If it is too late to do much to prop up Austria, then the only really effective way to hold back the Juggernaut is for either an early resolution to the E/F/G conflict with a firm alliance between the two survivors to hold the Juggernaut back or a three-way E/F/G alliance in which France turns south and puts fleets into the Med. while England and Germany tackle Scandinavia and central Europe before Russia can acquire the momentum to enable her to thrive. Solid two-way alliances only really prosper when the rest of the board is suspicious of each other and divided – the danger of the Juggernaut for the western powers is that the potential for quick growth if the Balkans falls early on is such that the other powers may not have time to get their act together.
However, just holding a Juggernaut back could mean that the game ends up in a four or five way draw as east faces west over the iron curtain and I would guess that this rarely happens. Experience suggests that if a Juggernaut can be stopped, the it will not take long before one side of the Juggernaut decides to attack his ally instead. In cases where Russia has been left with a Black Sea fleet then it is all too easy for Russia to order F(Sev)-BLA and build A(Sev) in an Autumn season. And once one side of a Juggernaut attacks the other, you can be fairly confident that the Juggernaut is gone for good.

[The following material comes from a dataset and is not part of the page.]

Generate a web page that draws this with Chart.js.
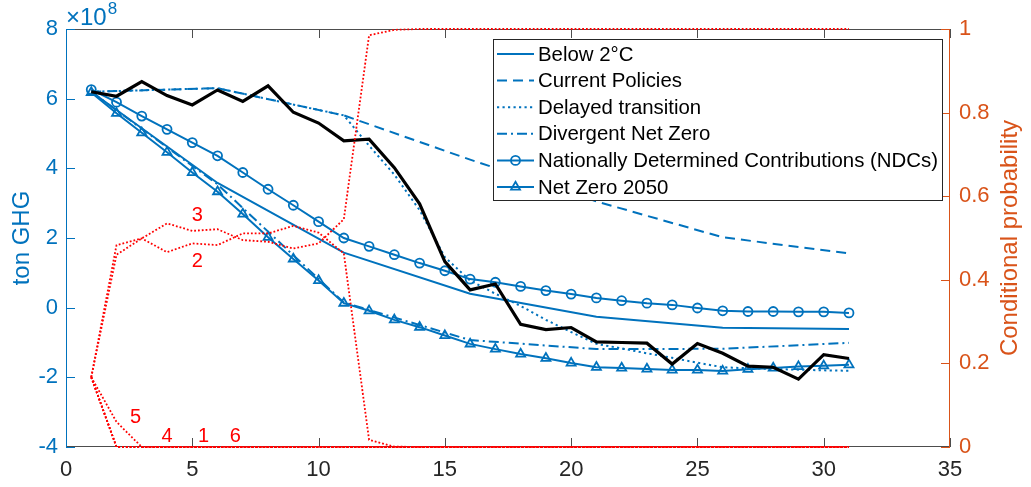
<!DOCTYPE html>
<html>
<head>
<meta charset="utf-8">
<script src="https://cdn.jsdelivr.net/npm/chart.js"></script>
<style>
html, body { margin: 0; padding: 0; background: #fff; }
#wrap { width: 1031px; height: 487px; }
</style>
</head>
<body>
<div id="wrap"><canvas id="chart" width="1031" height="487"></canvas></div>
<script>
// ---- data (emissions in units of 1e8 ton GHG, probabilities 0..1) ----
const steps = [1, 2, 3, 4, 5, 6, 7, 8, 9, 10, 11, 12, 13, 14, 15, 16, 17, 18, 19, 20, 21, 22, 23, 24, 25, 26, 27, 28, 29, 30, 31];
const knotSteps = [1, 6, 11, 16, 21, 26, 31];

const observed = [6.20, 6.07, 6.49, 6.09, 5.82, 6.25, 5.92, 6.37, 5.61, 5.30, 4.79, 4.84, 4.02, 2.98, 1.32, 0.51,
    0.68, -0.48, -0.63, -0.57, -0.98, -1.00, -1.02, -1.62, -1.03, -1.31, -1.68, -1.71, -2.05, -1.35, -1.46];
const ndcs = [6.26, 5.90, 5.50, 5.12, 4.74, 4.36, 3.88, 3.40, 2.94, 2.47, 2.00, 1.76, 1.52, 1.28, 1.06, 0.82,
    0.73, 0.61, 0.49, 0.39, 0.28, 0.20, 0.13, 0.08, -0.01, -0.09, -0.11, -0.11, -0.12, -0.12, -0.15];
const netZero2050 = [6.18, 5.58, 5.02, 4.46, 3.88, 3.33, 2.69, 2.02, 1.40, 0.78, 0.13, -0.09, -0.35, -0.56, -0.80, -1.04,
    -1.19, -1.33, -1.45, -1.59, -1.71, -1.73, -1.76, -1.79, -1.79, -1.82, -1.77, -1.73, -1.69, -1.67, -1.64];
const below2C = [6.20, 3.58, 1.58, 0.40, -0.26, -0.58, -0.61];
const currentPolicies = [6.20, 6.30, 5.52, 4.25, 3.05, 2.02, 1.56];
const divergentNetZero = [6.20, 3.54, 0.15, -0.93, -1.19, -1.18, -1.01];
const delayedSteps = [1, 6, 11, 12, 13, 14, 15, 16, 17, 18, 19, 20, 21, 22, 23, 24, 25, 26, 27, 28, 29, 30, 31];
const delayedTransition = [6.20, 6.30, 5.52, 4.65, 3.82, 2.80, 1.45, 0.78, 0.40, 0.05, -0.35, -0.70, -1.04,
    -1.17, -1.31, -1.44, -1.58, -1.71, -1.74, -1.76, -1.78, -1.80, -1.81];

const prob1 = [0.167, 0, 0, 0, 0, 0, 0, 0, 0, 0, 0, 0, 0, 0, 0, 0, 0, 0, 0, 0, 0, 0, 0, 0, 0, 0, 0, 0, 0, 0, 0];
const prob2 = [0.167, 0.483, 0.499, 0.466, 0.487, 0.483, 0.511, 0.511, 0.529, 0.513, 0.463, 0.017, 0.001,
    0, 0, 0, 0, 0, 0, 0, 0, 0, 0, 0, 0, 0, 0, 0, 0, 0, 0];
const prob3 = [0.167, 0.460, 0.499, 0.535, 0.517, 0.521, 0.495, 0.491, 0.475, 0.487, 0.545, 0.985, 0.998,
    1, 1, 1, 1, 1, 1, 1, 1, 1, 1, 1, 1, 1, 1, 1, 1, 1, 1];
const prob4 = [0.167, 0, 0, 0, 0, 0, 0, 0, 0, 0, 0, 0, 0, 0, 0, 0, 0, 0, 0, 0, 0, 0, 0, 0, 0, 0, 0, 0, 0, 0, 0];
const prob5 = [0.167, 0.060, 0, 0, 0, 0, 0, 0, 0, 0, 0, 0, 0, 0, 0, 0, 0, 0, 0, 0, 0, 0, 0, 0, 0, 0, 0, 0, 0, 0, 0];
const prob6 = [0.167, 0, 0, 0, 0, 0, 0, 0, 0, 0, 0, 0, 0, 0, 0, 0, 0, 0, 0, 0, 0, 0, 0, 0, 0, 0, 0, 0, 0, 0, 0];

// red curve labels: text, x, probability
const probLabels = ['3', '2', '5', '4', '1', '6'];
const probLabelX = [5.2, 5.2, 2.75, 4.0, 5.45, 6.7];
const probLabelP = [0.555, 0.443, 0.071, 0.026, 0.026, 0.026];

const xTicks = [0, 5, 10, 15, 20, 25, 30, 35];

const FONT = '"Liberation Sans", Arial, Helvetica, sans-serif';
const BLUE = '#0072BD';
const ORANGE = '#D95319';
const RED = '#FF0000';
const AXIS_GRAY = '#262626';

function pts(xs, ys) {
    return xs.map((x, i) => ({ x: x, y: ys[i] }));
}

function probSet(values) {
    return {
        data: pts(steps, values), yAxisID: 'y1', borderColor: RED, borderWidth: 1.8,
        borderDash: [1.8, 2], pointRadius: 0, clip: false, fill: false, tension: 0
    };
}

function blueSet(label, xs, ys, dash, pointStyle, legendIndex) {
    return {
        label: label, data: pts(xs, ys), yAxisID: 'y', borderColor: BLUE, borderWidth: 2,
        borderDash: dash, pointStyle: pointStyle || 'circle',
        pointRadius: pointStyle === 'triangle' ? 5.2 : (pointStyle ? 4.5 : 0),
        pointBorderWidth: 1.8, pointBorderColor: BLUE, pointBackgroundColor: 'rgba(0,0,0,0)',
        fill: false, tension: 0, legendIndex: legendIndex
    };
}

const datasets = [
    probSet(prob1), probSet(prob2), probSet(prob3), probSet(prob4), probSet(prob5), probSet(prob6),
    {
        data: pts(steps, observed), yAxisID: 'y', borderColor: '#000', borderWidth: 3.2,
        pointRadius: 0, fill: false, tension: 0
    },
    blueSet('Nationally Determined Contributions (NDCs)', steps, ndcs, [], 'circle', 4),
    blueSet('Net Zero 2050', steps, netZero2050, [], 'triangle', 5),
    blueSet('Below 2\u00B0C', knotSteps, below2C, [], null, 0),
    blueSet('Current Policies', knotSteps, currentPolicies, [10, 6], null, 1),
    blueSet('Delayed transition', delayedSteps, delayedTransition, [2.2, 3.3], null, 2),
    blueSet('Divergent Net Zero', knotSteps, divergentNetZero, [10, 4, 2, 4], null, 3)
];

// axis box and inward ticks, MATLAB style
const axisDecor = {
    id: 'axisDecor',
    beforeDatasetsDraw(chart) {
        const { ctx, chartArea: a, scales } = chart;
        ctx.save();
        ctx.lineWidth = 1;
        ctx.strokeStyle = '#4d4d4d';
        ctx.beginPath();
        ctx.moveTo(a.left, a.top + 0.5); ctx.lineTo(a.right, a.top + 0.5);
        ctx.moveTo(a.left, a.bottom - 0.5); ctx.lineTo(a.right, a.bottom - 0.5);
        xTicks.forEach(v => {
            const px = Math.round(scales.x.getPixelForValue(v)) + 0.5;
            ctx.moveTo(px, a.bottom); ctx.lineTo(px, a.bottom - 9);
            ctx.moveTo(px, a.top); ctx.lineTo(px, a.top + 9);
        });
        ctx.stroke();

        ctx.strokeStyle = BLUE;
        ctx.beginPath();
        ctx.moveTo(a.left + 0.5, a.top); ctx.lineTo(a.left + 0.5, a.bottom);
        scales.y.ticks.forEach(t => {
            const py = Math.round(scales.y.getPixelForValue(t.value)) + 0.5;
            ctx.moveTo(a.left, py); ctx.lineTo(a.left + 9, py);
        });
        ctx.stroke();

        ctx.strokeStyle = ORANGE;
        ctx.beginPath();
        ctx.moveTo(a.right - 0.5, a.top); ctx.lineTo(a.right - 0.5, a.bottom);
        scales.y1.ticks.forEach(t => {
            const py = Math.round(scales.y1.getPixelForValue(t.value)) + 0.5;
            ctx.moveTo(a.right, py); ctx.lineTo(a.right - 9, py);
        });
        ctx.stroke();
        ctx.restore();
    },
    afterDatasetsDraw(chart) {
        const { ctx, chartArea: a, scales } = chart;
        ctx.save();
        // labels on the probability curves
        ctx.fillStyle = RED;
        ctx.font = '20px ' + FONT;
        ctx.textAlign = 'center';
        ctx.textBaseline = 'middle';
        probLabels.forEach((t, i) => {
            ctx.fillText(t, scales.x.getPixelForValue(probLabelX[i]), scales.y1.getPixelForValue(probLabelP[i]));
        });

        // axis titles
        ctx.font = '24px ' + FONT;
        ctx.fillStyle = BLUE;
        ctx.save();
        ctx.translate(22, (a.top + a.bottom) / 2);
        ctx.rotate(-Math.PI / 2);
        ctx.fillText('ton GHG', 0, 0);
        ctx.restore();
        ctx.fillStyle = ORANGE;
        ctx.save();
        ctx.translate(1010, (a.top + a.bottom) / 2);
        ctx.rotate(-Math.PI / 2);
        ctx.fillText('Conditional probability', 0, 0);
        ctx.restore();

        // exponent label
        ctx.fillStyle = BLUE;
        ctx.textAlign = 'left';
        ctx.textBaseline = 'alphabetic';
        ctx.font = '24px ' + FONT;
        ctx.fillText('\u00D710', 66, 25);
        const w = ctx.measureText('\u00D710').width;
        ctx.font = '17px ' + FONT;
        ctx.fillText('8', 66 + w + 1, 14);

        // legend
        const lx = 493, ly = 39, lw = 449, lh = 161;
        ctx.fillStyle = '#fff';
        ctx.fillRect(lx, ly, lw, lh);
        ctx.strokeStyle = '#262626';
        ctx.lineWidth = 1;
        ctx.strokeRect(lx + 0.5, ly + 0.5, lw, lh);
        const items = chart.data.datasets.filter(d => d.legendIndex !== undefined)
            .sort((p, q) => p.legendIndex - q.legendIndex);
        ctx.font = '20.4px ' + FONT;
        ctx.textBaseline = 'middle';
        items.forEach((d, i) => {
            const cy = 54 + i * 26.6;
            ctx.strokeStyle = d.borderColor;
            ctx.lineWidth = d.borderWidth;
            ctx.setLineDash(d.borderDash || []);
            ctx.beginPath();
            ctx.moveTo(497, cy); ctx.lineTo(534, cy);
            ctx.stroke();
            ctx.setLineDash([]);
            if (d.pointRadius > 0) {
                ctx.lineWidth = d.pointBorderWidth;
                ctx.fillStyle = 'rgba(0,0,0,0)';
                ctx.strokeStyle = d.pointBorderColor;
                Chart.helpers.drawPoint(ctx, { pointStyle: d.pointStyle, radius: d.pointRadius, borderWidth: d.pointBorderWidth }, 515.5, cy);
            }
            ctx.fillStyle = '#000';
            ctx.fillText(d.label, 538, cy + 1);
        });
        ctx.restore();
    }
};

new Chart(document.getElementById('chart'), {
    type: 'line',
    data: { datasets: datasets },
    options: {
        responsive: false,
        animation: false,
        layout: { padding: { top: 29, left: 0, right: 0, bottom: 0 } },
        plugins: { legend: { display: false }, tooltip: { enabled: false } },
        scales: {
            x: {
                type: 'linear', min: 0, max: 35,
                ticks: { stepSize: 5, color: AXIS_GRAY, font: { family: FONT, size: 22 }, padding: 10 },
                grid: { display: false, drawTicks: false }, border: { display: false },
                afterFit: s => { s.height = 40; }
            },
            y: {
                position: 'left', min: -4, max: 8,
                ticks: { stepSize: 2, color: BLUE, font: { family: FONT, size: 22 }, padding: 8 },
                grid: { display: false, drawTicks: false }, border: { display: false },
                afterFit: s => { s.width = 66; }
            },
            y1: {
                position: 'right', min: 0, max: 1,
                ticks: {
                    stepSize: 0.2, color: ORANGE, font: { family: FONT, size: 22 }, padding: 9,
                    callback: v => String(Math.round(v * 10) / 10)
                },
                grid: { display: false, drawTicks: false }, border: { display: false },
                afterFit: s => { s.width = 81; }
            }
        }
    },
    plugins: [axisDecor]
});
</script>
</body>
</html>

One question worth asking about Juggernauts is “What is in it for Turkey?” Good question. Unless the Italian player is an idiot, a Juggernaut is almost certainly going to favour Russia – who will slip the knife in when Turkey is over-stretched and claim an outright win. Similarly, Turkey must be content with second place or he must stab Russia at the optimum moment. Neither player can afford to leave his back door open, so it is not unusual for some sort of perpetual mutual stand-off to be arranged over Rum or BLA to protect both sides.
The Juggernaut remains a fearsome alliance, but not a very fashionable one. It requires mutual trust early on (something Diplomacy players are not very good at), but once established can do very well indeed, because to be stopped the other players have to take a long-term view (something else Diplomacy players are not very good at!).